ContractsProf Blog

Editor: Jeremy Telman
Oklahoma City University
School of Law

Wednesday, April 12, 2017

United Airlines and Unequal Bargaining Positions

It's by now common knowledge that United Airlines finally fessed up to its mistakes and promised not to use police to drag paying customers who held valid contracts and thus tickets with the airline off the planes anymore.  That seems like, uhm, a reasonable policy.

Now, as I have said before: when are we as a society going to wake up to and thus call for, yes, REGULATORY change in relation to the clearly dysfunctional contractual relationship between the few remaining American airlines and paying customers?  This recent debacle with the Asian doctor bloodied while being physically dragged away from a valid contractual situation (I know, I know, the airline had a right to oversell and so forth) shows the results of a clearly unequal bargaining position.

Let's call it what it is: unacceptable and abusively unequal commercial practice.  What, for example, if YOU want to change your ticket?  Good luck trying to do that unless you paid ten or so times what a regular ticket would be.  As I have also mentioned before: how about price gouging, or whatever we as attorneys may label the following: buying an airline ticket from point A to B in Europe with some low cost carriers will cost you very, very little.  Here, "low cost" carriers still charge you hundreds and hundreds of dollars.  I agree, the market place and capitalist system is better than the alternative, but it is far from perfect.  For what alternative do we have? Take the train? Drive?!  Right... in a country of this size, you just cannot reasonably do that.  

Or how about this: my elderly mother can fly to Los Angeles from Copenhagen and back on KLM/Delta Airlines for less than half of what I would have to pay on the VERY SAME AIRLINE, DATES, etc.   Yes, I've checked it.  Same route, you name it.  That's not "market forces," then, that's cheating customers because one can.

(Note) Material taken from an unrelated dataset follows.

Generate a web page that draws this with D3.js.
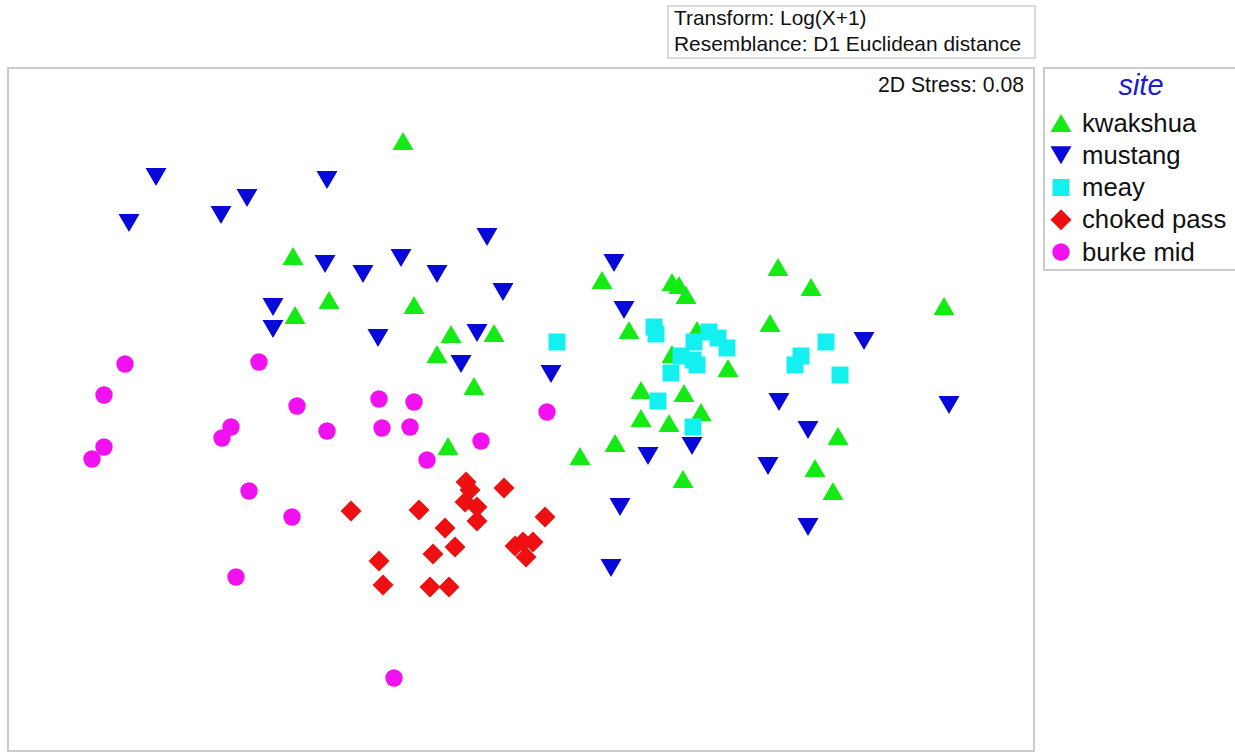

Airlines are great and provide a great and necessary service to many of us.  In fact, so necessary that they have, for all intents and purposes, become the "bus companies" or railroads of today.  Just as railroad companies and bus service providers were and are, to the best of my non-native knowledge, subject to quite some regulations, so would it not be unreasonable to look into the modern practices of airlines today.  Airlines around the world make a good living while facing quite a bit more regulation than American carriers do.  We are often being played for fools here.  We just put up with it too much.